We can’t fully rely on a dictionary. No dictionary will be ever complete. There are uncommon words, new words, foreign words, personal names, brand names, product names, abbreviations, informal words, slang and spelling errors. Even for words not contained in the dictionary, we want the word segmentation algorithm to select the best possible segmentation variant.
Therefore we have to estimate a word occurrence probability to unknown words. The information we have even for unknown words is their length.
Approximate word occurrence probability P=10 / (N * 10^word length l)
O course we could think of more sophisticated calculation, e.g. by using Markov chains to estimate the probability of a specific substring to be a genuine word.
Word segmentation and spelling correction
As mentioned above several word segmentation solutions exist.
SymSpell.WordSegment is unique in the capability of combining word segmentation and spelling correction.
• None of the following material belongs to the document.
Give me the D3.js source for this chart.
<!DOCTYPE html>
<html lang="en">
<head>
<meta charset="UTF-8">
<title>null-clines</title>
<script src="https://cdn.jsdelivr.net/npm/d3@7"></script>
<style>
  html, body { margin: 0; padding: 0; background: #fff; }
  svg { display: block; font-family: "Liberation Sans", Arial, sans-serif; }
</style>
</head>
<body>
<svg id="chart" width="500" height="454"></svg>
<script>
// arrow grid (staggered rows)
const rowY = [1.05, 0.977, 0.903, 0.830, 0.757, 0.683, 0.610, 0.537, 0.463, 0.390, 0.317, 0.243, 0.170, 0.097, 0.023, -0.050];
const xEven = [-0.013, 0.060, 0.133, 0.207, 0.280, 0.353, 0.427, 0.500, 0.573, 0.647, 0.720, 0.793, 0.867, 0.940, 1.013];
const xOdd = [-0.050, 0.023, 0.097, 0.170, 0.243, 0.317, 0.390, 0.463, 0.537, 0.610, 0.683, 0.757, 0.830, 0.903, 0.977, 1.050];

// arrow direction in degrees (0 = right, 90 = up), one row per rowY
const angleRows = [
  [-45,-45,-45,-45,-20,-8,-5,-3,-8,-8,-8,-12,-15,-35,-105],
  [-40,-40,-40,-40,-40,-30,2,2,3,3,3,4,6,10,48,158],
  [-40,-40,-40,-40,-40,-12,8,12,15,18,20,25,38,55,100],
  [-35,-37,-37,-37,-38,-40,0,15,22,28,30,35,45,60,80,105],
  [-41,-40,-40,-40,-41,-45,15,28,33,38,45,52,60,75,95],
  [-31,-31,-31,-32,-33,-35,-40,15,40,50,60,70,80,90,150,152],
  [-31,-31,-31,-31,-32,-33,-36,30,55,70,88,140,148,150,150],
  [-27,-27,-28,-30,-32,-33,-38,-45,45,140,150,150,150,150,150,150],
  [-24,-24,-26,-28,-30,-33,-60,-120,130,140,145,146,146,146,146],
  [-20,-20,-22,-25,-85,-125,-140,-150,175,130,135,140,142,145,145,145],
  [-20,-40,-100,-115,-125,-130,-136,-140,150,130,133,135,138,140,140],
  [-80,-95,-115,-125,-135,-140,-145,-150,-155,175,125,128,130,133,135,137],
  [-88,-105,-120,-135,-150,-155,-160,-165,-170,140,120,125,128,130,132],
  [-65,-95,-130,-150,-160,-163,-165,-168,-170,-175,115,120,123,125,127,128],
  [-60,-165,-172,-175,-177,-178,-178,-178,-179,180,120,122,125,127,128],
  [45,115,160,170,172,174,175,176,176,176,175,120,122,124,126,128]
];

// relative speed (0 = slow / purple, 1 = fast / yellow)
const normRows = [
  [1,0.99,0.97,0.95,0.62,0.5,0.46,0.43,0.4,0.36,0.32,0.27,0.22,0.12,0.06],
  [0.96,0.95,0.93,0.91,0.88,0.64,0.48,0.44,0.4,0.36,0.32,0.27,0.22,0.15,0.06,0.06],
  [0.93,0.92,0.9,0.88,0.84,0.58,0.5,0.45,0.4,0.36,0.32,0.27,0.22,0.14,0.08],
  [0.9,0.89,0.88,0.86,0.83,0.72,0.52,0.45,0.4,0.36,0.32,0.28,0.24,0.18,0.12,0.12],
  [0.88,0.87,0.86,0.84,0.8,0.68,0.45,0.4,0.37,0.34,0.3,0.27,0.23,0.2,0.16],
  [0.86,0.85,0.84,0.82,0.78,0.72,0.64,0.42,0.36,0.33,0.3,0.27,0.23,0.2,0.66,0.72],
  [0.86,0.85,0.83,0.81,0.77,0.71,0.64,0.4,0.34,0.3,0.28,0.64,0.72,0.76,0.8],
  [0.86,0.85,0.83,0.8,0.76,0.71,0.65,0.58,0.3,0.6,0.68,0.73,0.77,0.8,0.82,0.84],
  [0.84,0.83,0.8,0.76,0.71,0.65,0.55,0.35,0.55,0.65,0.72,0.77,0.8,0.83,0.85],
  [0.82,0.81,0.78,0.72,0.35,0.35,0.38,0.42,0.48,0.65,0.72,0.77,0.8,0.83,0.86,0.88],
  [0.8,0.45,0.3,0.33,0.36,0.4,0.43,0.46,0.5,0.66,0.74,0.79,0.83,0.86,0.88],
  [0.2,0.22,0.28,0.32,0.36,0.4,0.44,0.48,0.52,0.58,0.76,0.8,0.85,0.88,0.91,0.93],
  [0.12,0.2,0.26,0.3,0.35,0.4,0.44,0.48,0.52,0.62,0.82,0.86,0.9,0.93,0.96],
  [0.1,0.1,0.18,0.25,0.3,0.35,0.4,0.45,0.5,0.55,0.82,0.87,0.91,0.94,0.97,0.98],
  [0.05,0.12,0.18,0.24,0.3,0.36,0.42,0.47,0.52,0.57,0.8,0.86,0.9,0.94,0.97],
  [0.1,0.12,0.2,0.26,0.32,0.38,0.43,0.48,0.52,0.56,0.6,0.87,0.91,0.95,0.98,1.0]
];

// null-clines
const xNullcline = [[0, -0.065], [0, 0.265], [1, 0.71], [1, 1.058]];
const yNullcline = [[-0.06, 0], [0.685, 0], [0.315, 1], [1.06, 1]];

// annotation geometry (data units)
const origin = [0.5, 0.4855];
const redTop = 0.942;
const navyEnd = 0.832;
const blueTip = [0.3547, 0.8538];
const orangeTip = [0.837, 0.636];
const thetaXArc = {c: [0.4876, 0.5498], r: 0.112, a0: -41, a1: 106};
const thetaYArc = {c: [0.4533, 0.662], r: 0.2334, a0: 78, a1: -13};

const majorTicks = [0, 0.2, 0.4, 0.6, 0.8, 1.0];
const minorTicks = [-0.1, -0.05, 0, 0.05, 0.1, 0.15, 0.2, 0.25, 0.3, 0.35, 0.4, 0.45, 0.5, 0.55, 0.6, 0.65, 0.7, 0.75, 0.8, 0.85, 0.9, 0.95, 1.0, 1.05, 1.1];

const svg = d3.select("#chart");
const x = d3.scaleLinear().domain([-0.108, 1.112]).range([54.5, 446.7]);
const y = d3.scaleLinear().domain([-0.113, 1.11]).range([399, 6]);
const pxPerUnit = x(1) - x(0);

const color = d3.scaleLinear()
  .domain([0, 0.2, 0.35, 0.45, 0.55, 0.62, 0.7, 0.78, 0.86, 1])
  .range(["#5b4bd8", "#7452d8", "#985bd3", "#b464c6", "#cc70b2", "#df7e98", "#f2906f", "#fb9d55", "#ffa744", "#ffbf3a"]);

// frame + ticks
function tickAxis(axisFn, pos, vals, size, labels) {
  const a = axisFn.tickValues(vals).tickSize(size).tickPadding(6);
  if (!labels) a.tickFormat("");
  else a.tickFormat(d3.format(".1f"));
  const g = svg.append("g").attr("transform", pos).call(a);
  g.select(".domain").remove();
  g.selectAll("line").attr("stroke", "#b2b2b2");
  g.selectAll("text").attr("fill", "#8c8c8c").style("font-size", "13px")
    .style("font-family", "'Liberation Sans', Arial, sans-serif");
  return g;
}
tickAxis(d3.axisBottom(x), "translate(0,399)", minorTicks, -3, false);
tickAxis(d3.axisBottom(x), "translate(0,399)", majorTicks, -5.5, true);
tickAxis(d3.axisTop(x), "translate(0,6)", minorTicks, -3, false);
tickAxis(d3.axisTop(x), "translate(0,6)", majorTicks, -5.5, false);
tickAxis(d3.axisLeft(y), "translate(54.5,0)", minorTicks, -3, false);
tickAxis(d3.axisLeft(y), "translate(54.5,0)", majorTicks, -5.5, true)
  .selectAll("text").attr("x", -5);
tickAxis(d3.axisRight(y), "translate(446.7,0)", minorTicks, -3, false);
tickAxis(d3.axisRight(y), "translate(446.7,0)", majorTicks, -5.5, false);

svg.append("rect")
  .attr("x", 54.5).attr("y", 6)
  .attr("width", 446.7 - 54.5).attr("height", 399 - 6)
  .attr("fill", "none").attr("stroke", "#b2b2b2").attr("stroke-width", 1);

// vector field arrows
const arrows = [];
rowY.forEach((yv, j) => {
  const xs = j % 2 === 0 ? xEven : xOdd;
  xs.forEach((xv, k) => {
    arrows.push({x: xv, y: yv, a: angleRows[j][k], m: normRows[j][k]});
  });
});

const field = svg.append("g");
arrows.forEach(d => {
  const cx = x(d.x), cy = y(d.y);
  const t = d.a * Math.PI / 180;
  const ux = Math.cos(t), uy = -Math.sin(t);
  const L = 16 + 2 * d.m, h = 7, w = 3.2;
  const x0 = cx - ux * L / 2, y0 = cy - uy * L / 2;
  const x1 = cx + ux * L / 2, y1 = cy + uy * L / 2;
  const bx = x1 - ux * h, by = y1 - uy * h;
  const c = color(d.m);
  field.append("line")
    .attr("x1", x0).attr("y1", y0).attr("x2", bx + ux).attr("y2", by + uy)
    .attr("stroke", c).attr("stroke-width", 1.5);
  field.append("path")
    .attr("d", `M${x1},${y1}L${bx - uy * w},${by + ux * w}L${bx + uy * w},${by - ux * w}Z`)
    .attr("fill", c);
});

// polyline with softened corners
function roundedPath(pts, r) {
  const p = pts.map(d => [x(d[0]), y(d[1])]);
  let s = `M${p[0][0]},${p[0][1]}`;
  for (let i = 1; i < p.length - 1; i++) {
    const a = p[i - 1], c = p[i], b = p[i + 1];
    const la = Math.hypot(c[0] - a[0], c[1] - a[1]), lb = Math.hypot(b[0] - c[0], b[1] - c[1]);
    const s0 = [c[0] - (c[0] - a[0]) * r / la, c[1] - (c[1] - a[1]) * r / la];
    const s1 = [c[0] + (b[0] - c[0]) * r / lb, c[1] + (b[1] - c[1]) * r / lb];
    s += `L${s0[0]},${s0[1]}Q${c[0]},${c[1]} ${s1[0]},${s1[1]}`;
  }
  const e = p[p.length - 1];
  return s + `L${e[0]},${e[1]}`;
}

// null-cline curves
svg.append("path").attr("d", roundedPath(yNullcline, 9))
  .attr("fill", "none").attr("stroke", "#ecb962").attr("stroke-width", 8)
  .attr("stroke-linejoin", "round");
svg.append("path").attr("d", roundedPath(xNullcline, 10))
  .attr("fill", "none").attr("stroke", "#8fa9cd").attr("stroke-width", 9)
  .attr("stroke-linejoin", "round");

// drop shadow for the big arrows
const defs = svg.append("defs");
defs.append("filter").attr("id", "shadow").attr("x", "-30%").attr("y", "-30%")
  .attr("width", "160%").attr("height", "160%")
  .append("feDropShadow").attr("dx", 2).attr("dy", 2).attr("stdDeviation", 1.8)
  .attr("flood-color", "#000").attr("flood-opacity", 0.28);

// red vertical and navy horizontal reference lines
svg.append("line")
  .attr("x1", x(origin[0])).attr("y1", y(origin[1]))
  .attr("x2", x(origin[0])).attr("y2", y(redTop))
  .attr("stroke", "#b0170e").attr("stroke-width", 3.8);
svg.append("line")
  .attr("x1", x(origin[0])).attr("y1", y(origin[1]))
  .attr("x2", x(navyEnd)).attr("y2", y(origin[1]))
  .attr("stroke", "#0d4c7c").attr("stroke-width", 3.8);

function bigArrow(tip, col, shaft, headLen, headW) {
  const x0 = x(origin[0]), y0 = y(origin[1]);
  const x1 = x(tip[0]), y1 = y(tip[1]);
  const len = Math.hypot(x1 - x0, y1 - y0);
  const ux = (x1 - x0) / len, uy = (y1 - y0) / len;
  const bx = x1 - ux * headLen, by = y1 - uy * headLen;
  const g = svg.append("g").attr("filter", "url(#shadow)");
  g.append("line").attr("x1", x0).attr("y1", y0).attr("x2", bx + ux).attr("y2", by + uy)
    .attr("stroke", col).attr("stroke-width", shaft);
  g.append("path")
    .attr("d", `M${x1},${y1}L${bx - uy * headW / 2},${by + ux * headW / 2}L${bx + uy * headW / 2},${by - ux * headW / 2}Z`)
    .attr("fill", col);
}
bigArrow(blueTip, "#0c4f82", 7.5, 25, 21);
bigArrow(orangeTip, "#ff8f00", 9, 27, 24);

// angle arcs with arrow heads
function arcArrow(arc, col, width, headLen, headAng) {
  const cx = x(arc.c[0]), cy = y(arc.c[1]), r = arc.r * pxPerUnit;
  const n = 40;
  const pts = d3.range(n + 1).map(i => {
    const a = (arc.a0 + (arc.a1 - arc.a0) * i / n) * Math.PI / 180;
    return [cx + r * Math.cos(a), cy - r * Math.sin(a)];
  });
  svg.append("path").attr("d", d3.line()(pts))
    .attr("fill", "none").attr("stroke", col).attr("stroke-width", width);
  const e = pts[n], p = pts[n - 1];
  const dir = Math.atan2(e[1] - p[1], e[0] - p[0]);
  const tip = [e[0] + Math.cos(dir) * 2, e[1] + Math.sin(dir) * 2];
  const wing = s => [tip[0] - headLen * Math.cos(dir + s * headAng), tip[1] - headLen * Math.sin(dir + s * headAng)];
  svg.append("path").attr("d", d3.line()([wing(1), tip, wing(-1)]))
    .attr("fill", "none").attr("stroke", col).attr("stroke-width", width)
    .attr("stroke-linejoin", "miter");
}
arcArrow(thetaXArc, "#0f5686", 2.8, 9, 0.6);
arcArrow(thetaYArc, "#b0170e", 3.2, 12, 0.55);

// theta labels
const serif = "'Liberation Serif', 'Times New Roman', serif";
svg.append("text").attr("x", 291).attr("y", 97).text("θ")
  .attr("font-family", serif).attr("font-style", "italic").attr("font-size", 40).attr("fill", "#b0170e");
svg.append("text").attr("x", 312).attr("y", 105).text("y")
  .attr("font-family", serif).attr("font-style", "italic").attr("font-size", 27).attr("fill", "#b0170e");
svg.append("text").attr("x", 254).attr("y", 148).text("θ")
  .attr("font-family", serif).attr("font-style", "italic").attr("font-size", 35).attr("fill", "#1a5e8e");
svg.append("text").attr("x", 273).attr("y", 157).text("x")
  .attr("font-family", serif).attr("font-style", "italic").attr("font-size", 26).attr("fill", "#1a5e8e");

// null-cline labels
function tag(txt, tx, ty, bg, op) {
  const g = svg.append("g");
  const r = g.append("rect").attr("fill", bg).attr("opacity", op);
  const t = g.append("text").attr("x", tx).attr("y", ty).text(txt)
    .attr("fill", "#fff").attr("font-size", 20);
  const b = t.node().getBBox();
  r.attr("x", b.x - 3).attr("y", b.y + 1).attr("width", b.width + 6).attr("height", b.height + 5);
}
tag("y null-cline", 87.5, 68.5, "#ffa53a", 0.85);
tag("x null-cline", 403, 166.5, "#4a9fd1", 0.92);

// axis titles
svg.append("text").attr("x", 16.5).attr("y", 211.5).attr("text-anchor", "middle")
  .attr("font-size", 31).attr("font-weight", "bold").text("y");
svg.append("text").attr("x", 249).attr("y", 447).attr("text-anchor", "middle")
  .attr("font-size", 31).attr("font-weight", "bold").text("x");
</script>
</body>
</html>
This has been only feasible by utilizing the extreme lookup speed of SymSpell. During segmentation many potential word candidates are generated — all of them need to be spell checked and the suggestion candidates to be ranked.
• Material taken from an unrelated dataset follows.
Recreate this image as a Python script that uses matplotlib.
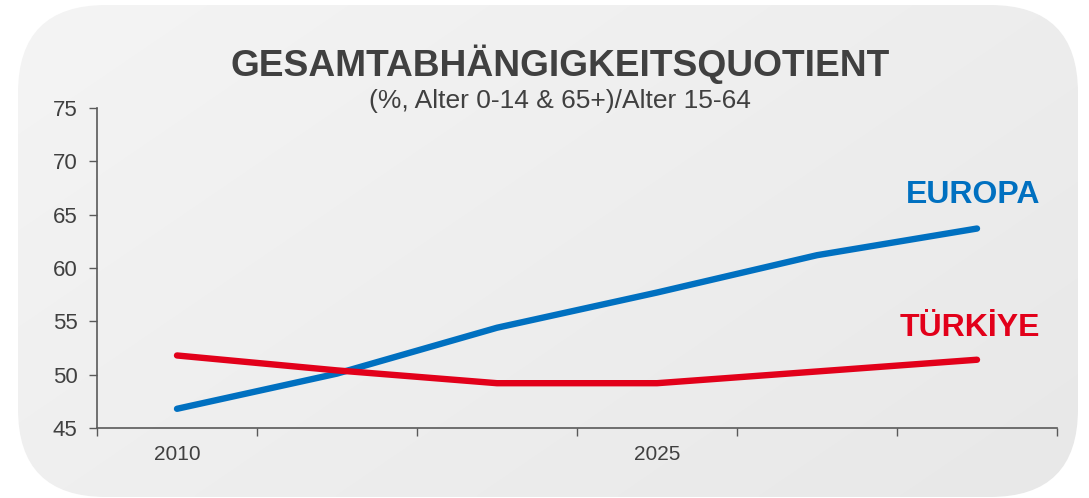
import numpy as np
import matplotlib.pyplot as plt
from matplotlib.patches import FancyBboxPatch

plt.rcParams['font.family'] = ['Liberation Sans', 'DejaVu Sans']

years = [2010, 2015, 2020, 2025, 2030, 2035]
tick_labels = ['2010', '', '', '2025', '', '']
europa = [46.8, 50.1, 54.4, 57.7, 61.2, 63.7]
turkiye = [51.8, 50.4, 49.2, 49.2, 50.3, 51.4]

title = 'GESAMTABHÄNGIGKEITSQUOTIENT'
subtitle = '(%, Alter 0-14 & 65+)/Alter 15-64'

blue = '#0070C0'
red = '#E2001A'
dark = '#404040'
axis_col = '#595959'

W, H = 1089, 498
fig = plt.figure(figsize=(W / 100, H / 100), dpi=100)
fig.patch.set_facecolor('white')

# rounded panel with soft gradient
bg = fig.add_axes([0, 0, 1, 1])
bg.set_xlim(0, W)
bg.set_ylim(H, 0)
bg.axis('off')
gx, gy = np.meshgrid(np.linspace(0, 1, 200), np.linspace(0, 1, 100))
grad = 0.955 - 0.05 * (0.6 * gx + 0.4 * gy)
img = bg.imshow(grad, cmap='gray', vmin=0, vmax=1, extent=[0, W, H, 0],
                aspect='auto', interpolation='bilinear')
panel = FancyBboxPatch((18, 5), 1060, 492, boxstyle='round,pad=0,rounding_size=88',
                       facecolor='none', edgecolor='none', transform=bg.transData)
bg.add_patch(panel)
img.set_clip_path(panel)

ax = fig.add_axes([97 / W, 1 - 428 / H, (1057 - 97) / W, (428 - 108) / H])
ax.patch.set_alpha(0)
x = np.arange(len(years))
ax.plot(x, europa, color=blue, lw=4.6, solid_capstyle='round', solid_joinstyle='round')
ax.plot(x, turkiye, color=red, lw=4.6, solid_capstyle='round', solid_joinstyle='round')

ax.set_xlim(-0.5, len(years) - 0.5)
ax.set_ylim(45, 75)
ax.set_yticks(range(45, 76, 5))
ax.set_xticks(x)
ax.set_xticklabels(tick_labels)
ax.set_xticks(np.arange(-0.5, len(years), 1), minor=True)
ax.tick_params(axis='x', which='major', length=0, pad=12, labelsize=15,
               labelcolor=dark)
ax.tick_params(axis='x', which='minor', length=6, color=axis_col, width=1)
ax.tick_params(axis='y', length=6, color=axis_col, width=1, labelsize=16,
               labelcolor=dark, pad=8)
for s in ['top', 'right']:
    ax.spines[s].set_visible(False)
for s in ['left', 'bottom']:
    ax.spines[s].set_color(axis_col)
    ax.spines[s].set_linewidth(1.2)

fig.text(560 / W, 1 - 64 / H, title, ha='center', va='center', fontsize=26.7,
         fontweight='bold', color=dark)
fig.text(560 / W, 1 - 101 / H, subtitle, ha='center', va='center', fontsize=19,
         color=dark)
ax.text(1040 / W, 1 - 195 / H, 'EUROPA', transform=fig.transFigure, ha='right',
        va='center', fontsize=23, fontweight='bold', color=blue)
ax.text(1040 / W, 1 - 328 / H, 'TÜRKİYE', transform=fig.transFigure, ha='right',
        va='center', fontsize=23, fontweight='bold', color=red)

fig.savefig('out.png', dpi=100)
By a parameter for maximum edit distance, we can control how much spelling correction we want to allow. With maxEditDistance=0 we have pure word segmentation without spelling correction. With maxEditDistance=2 we consider all words from the dictionary as valid candidates for a substring if they are within a Damerau-Levenshtein edit distance ≤2.
Higher maximum edit distance allows to correct more errors, but also introduces false-positive corrections and generally slows down the segmentation performance. The actual trade-off depends on the quality of the input material. It can make buggy input readable, but it can also introduce errors into an otherwise perfect input.
Norvig: is it
WordSegment ed=0: is it
WordSegment ed=1: visit
LookupCompound ed=0: i sit
LookupCompound ed=1: visit
Norvig: in depend end
WordSegment ed=0: in depend end
WordSegment ed=1: independent
LookupCompound ed=0: independend
LookupCompound ed=1: independent
Norvig: who couqdn’t read
WordSegment ed=0: who co uqdn’t read
WordSegment ed=1: who couldn’t read
LookupCompound ed=0: whocouqdn’tread
LookupCompound ed=1: whocouqdn’tread
*In order to make algorithms comparable for SymSpell.WordSegment and Norvig’s word segmentation the same frequency dictionary has been used.
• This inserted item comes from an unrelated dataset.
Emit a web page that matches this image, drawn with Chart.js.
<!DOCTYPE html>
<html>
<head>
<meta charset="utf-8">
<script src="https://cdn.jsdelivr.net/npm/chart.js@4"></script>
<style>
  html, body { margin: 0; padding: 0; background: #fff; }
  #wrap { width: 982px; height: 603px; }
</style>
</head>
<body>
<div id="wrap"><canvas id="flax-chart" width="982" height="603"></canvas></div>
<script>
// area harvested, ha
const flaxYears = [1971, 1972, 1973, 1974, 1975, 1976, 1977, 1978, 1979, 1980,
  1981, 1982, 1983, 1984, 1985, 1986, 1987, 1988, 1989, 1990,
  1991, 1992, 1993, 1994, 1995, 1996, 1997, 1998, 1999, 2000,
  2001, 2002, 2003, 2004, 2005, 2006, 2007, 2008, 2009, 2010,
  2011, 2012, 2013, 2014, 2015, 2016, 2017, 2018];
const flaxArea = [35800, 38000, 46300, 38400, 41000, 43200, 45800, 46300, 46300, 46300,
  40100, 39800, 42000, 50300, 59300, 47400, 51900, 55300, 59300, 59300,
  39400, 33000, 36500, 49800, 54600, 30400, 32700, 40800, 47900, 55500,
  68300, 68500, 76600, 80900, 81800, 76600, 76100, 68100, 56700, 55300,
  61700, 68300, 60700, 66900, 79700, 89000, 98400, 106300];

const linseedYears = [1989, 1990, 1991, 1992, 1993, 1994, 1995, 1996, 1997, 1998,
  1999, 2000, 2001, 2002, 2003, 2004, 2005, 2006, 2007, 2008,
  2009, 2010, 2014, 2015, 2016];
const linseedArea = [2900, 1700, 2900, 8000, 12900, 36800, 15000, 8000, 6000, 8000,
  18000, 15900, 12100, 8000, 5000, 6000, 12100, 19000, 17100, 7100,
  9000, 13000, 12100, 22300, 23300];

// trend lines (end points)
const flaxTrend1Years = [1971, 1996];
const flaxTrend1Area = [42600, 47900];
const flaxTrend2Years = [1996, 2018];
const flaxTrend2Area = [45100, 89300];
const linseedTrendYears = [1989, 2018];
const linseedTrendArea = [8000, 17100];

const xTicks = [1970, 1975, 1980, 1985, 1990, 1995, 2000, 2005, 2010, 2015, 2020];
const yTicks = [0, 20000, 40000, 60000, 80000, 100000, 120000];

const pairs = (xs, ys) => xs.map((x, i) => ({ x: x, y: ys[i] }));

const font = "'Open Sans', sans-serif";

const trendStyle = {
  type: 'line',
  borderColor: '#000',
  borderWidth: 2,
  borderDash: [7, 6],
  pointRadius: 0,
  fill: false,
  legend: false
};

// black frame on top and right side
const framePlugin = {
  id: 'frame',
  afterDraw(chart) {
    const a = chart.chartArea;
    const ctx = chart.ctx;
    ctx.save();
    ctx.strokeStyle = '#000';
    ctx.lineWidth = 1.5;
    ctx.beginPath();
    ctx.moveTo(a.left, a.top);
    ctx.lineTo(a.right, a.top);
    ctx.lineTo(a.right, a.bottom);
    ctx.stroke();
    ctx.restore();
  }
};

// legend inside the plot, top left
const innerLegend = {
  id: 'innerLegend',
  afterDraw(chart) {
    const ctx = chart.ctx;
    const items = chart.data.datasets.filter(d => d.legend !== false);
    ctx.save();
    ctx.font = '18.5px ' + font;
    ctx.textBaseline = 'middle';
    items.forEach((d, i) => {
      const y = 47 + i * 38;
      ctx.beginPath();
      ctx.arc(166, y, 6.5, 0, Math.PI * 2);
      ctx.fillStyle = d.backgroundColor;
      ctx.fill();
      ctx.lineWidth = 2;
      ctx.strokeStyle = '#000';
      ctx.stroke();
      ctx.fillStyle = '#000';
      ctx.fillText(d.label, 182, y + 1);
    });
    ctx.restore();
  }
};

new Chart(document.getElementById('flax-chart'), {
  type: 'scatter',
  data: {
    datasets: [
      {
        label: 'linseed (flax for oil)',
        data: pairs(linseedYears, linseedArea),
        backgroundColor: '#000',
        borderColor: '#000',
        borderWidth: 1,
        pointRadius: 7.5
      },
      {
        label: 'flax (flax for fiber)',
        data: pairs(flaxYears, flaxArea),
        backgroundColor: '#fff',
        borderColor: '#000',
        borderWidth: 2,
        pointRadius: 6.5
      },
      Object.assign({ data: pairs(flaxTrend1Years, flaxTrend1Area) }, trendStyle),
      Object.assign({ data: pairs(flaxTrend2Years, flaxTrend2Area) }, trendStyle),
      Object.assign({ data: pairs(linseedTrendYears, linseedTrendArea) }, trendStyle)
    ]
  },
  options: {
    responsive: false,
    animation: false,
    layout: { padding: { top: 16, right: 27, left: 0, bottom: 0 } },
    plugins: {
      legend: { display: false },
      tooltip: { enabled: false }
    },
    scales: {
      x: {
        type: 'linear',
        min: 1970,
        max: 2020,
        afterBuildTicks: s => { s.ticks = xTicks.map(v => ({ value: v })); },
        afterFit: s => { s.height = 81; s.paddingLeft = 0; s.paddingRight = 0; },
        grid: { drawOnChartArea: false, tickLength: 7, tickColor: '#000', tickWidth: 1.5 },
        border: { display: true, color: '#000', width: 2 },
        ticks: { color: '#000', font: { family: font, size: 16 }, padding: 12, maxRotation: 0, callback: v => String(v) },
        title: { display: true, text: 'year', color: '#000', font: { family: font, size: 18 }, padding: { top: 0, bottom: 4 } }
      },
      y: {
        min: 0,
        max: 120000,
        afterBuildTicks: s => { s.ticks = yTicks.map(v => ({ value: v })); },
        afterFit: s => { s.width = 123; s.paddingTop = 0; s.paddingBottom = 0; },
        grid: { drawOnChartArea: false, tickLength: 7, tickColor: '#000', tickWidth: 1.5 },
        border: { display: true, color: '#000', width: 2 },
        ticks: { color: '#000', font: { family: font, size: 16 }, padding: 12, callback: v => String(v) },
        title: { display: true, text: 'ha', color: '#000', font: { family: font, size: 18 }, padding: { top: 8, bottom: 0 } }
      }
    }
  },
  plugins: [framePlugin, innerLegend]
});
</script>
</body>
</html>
WordSegment vs. LookupCompound
- mistakenly inserted space within a correct word led to two incorrect terms
- mistakenly omitted space between two correct words led to one incorrect combined term
- multiple input terms with/without spelling errors
Splitting errors, concatenation errors, substitution errors, transposition errors, deletion errors and insertion errors can be mixed within the same word.
So, what’s the difference then between SymSpell.WordSegment and SymSpell.LookupCompound, and what is similar?
- Both can insert and remove spaces from multi-word input strings, as well as correct spelling errors.
- LookupCompound can insert only a single space into a token (string fragment separated by existing spaces). It is intended for spelling correction of word segmented text but can fix an occasional missing space. There are fewer variants to generate and evaluate because of the single space restriction per token. Therefore it is faster and the quality of the correction is usually better.
- WordSegment can insert as many spaces as required into a token. Therefore it is suitable also for long strings without any space. The drawback is a slower speed and correction quality, as many more potential variants exist, which need to be generated, evaluated and chosen from.